Data:
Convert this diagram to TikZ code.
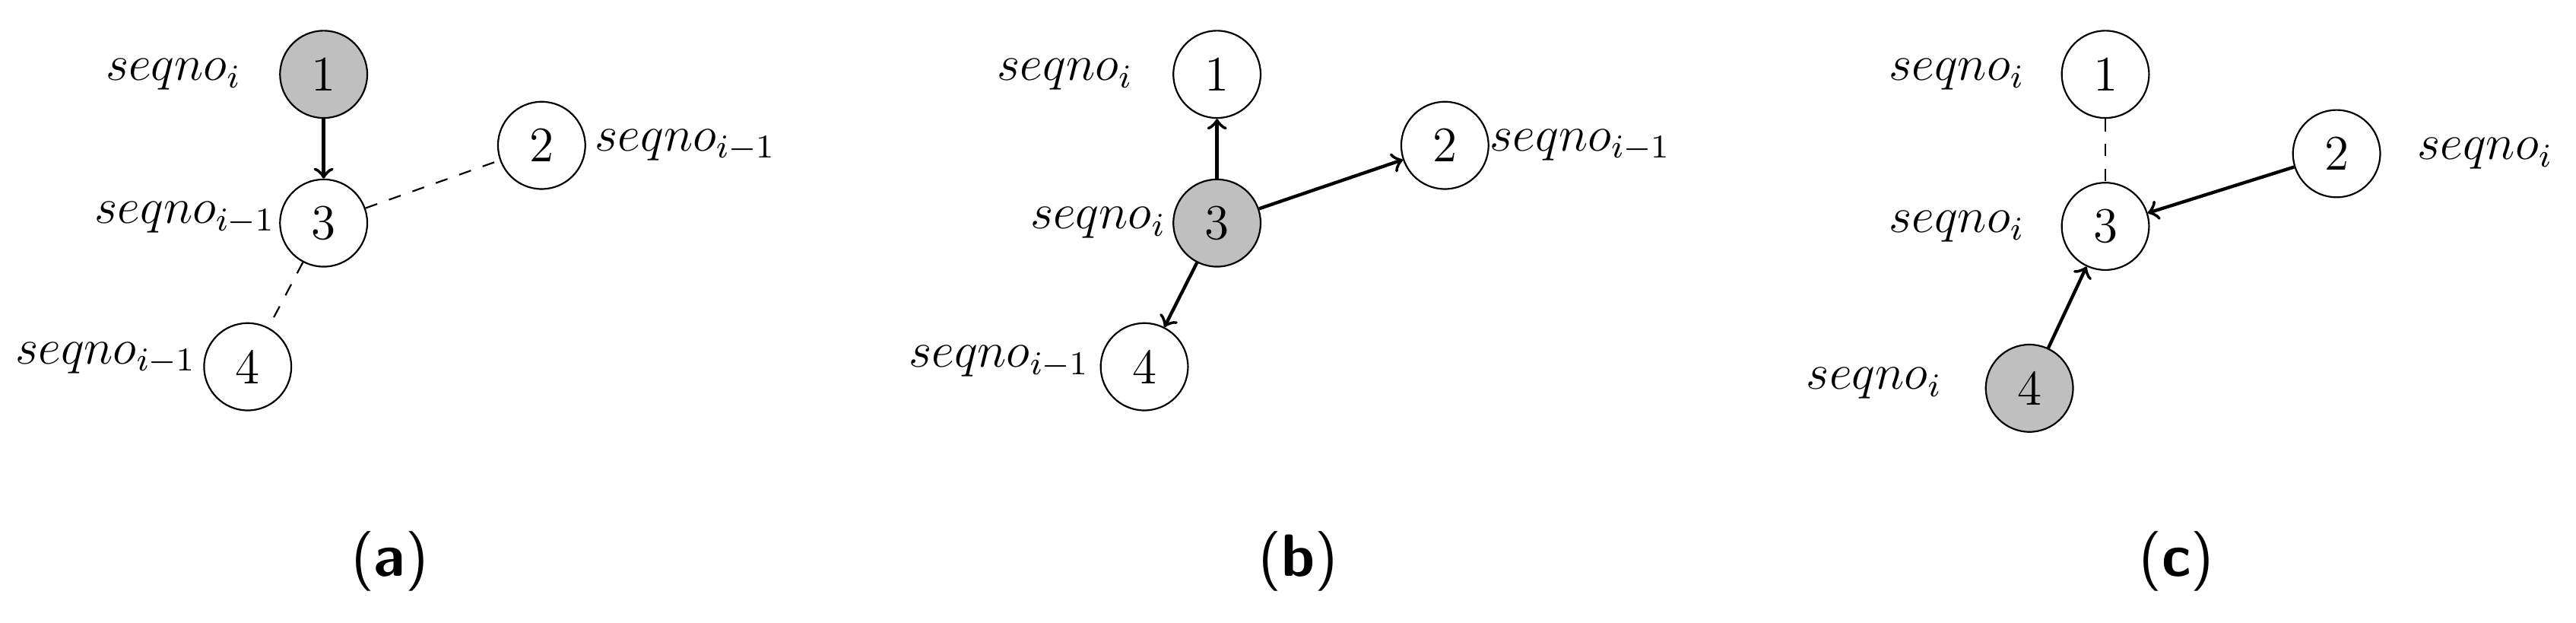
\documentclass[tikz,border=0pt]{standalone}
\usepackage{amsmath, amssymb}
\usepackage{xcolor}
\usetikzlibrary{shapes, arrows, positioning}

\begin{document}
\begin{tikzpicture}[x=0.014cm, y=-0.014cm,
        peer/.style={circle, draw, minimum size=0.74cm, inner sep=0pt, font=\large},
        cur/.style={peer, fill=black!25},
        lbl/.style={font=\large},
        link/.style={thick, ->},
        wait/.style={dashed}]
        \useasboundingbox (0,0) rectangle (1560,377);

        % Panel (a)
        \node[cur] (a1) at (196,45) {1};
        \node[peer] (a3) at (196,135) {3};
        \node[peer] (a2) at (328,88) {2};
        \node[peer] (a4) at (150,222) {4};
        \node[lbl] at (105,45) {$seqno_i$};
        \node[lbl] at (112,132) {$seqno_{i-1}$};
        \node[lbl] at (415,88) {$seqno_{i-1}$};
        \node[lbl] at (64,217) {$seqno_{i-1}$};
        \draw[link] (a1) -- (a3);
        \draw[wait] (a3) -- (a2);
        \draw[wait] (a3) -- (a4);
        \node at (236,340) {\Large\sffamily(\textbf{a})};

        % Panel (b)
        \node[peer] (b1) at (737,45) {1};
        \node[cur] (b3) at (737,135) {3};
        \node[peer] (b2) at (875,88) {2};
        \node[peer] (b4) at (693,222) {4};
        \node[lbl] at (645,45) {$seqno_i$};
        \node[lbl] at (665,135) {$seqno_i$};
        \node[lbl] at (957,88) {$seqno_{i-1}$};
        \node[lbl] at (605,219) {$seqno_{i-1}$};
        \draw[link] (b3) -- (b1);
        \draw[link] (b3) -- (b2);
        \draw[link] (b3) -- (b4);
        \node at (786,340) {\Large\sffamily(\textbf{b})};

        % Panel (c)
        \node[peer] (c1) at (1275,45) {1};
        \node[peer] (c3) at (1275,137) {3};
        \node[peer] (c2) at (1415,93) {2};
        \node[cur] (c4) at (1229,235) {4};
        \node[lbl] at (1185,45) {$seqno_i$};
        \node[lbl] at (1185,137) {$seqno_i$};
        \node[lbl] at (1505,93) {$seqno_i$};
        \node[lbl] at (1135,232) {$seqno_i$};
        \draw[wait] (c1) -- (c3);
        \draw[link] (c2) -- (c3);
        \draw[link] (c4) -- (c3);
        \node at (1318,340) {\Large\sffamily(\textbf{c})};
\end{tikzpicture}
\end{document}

Stated problem: Leave out the pictures and transcribe everything else exactly.

Solution:
Convert this diagram to TikZ code.
\documentclass[tikz,border=0pt]{standalone}
\usepackage{amsmath, amssymb}
\usepackage{xcolor}
\usetikzlibrary{shapes, arrows, positioning}

\begin{document}
\begin{tikzpicture}[x=0.014cm, y=-0.014cm,
        peer/.style={circle, draw, minimum size=0.74cm, inner sep=0pt, font=\large},
        cur/.style={peer, fill=black!25},
        lbl/.style={font=\large},
        link/.style={thick, ->},
        wait/.style={dashed}]
        \useasboundingbox (0,0) rectangle (1560,377);

        % Panel (a)
        \node[cur] (a1) at (196,45) {1};
        \node[peer] (a3) at (196,135) {3};
        \node[peer] (a2) at (328,88) {2};
        \node[peer] (a4) at (150,222) {4};
        \node[lbl] at (105,45) {$seqno_i$};
        \node[lbl] at (112,132) {$seqno_{i-1}$};
        \node[lbl] at (415,88) {$seqno_{i-1}$};
        \node[lbl] at (64,217) {$seqno_{i-1}$};
        \draw[link] (a1) -- (a3);
        \draw[wait] (a3) -- (a2);
        \draw[wait] (a3) -- (a4);
        \node at (236,340) {\Large\sffamily(\textbf{a})};

        % Panel (b)
        \node[peer] (b1) at (737,45) {1};
        \node[cur] (b3) at (737,135) {3};
        \node[peer] (b2) at (875,88) {2};
        \node[peer] (b4) at (693,222) {4};
        \node[lbl] at (645,45) {$seqno_i$};
        \node[lbl] at (665,135) {$seqno_i$};
        \node[lbl] at (957,88) {$seqno_{i-1}$};
        \node[lbl] at (605,219) {$seqno_{i-1}$};
        \draw[link] (b3) -- (b1);
        \draw[link] (b3) -- (b2);
        \draw[link] (b3) -- (b4);
        \node at (786,340) {\Large\sffamily(\textbf{b})};

        % Panel (c)
        \node[peer] (c1) at (1275,45) {1};
        \node[peer] (c3) at (1275,137) {3};
        \node[peer] (c2) at (1415,93) {2};
        \node[cur] (c4) at (1229,235) {4};
        \node[lbl] at (1185,45) {$seqno_i$};
        \node[lbl] at (1185,137) {$seqno_i$};
        \node[lbl] at (1505,93) {$seqno_i$};
        \node[lbl] at (1135,232) {$seqno_i$};
        \draw[wait] (c1) -- (c3);
        \draw[link] (c2) -- (c3);
        \draw[link] (c4) -- (c3);
        \node at (1318,340) {\Large\sffamily(\textbf{c})};
\end{tikzpicture}
\end{document}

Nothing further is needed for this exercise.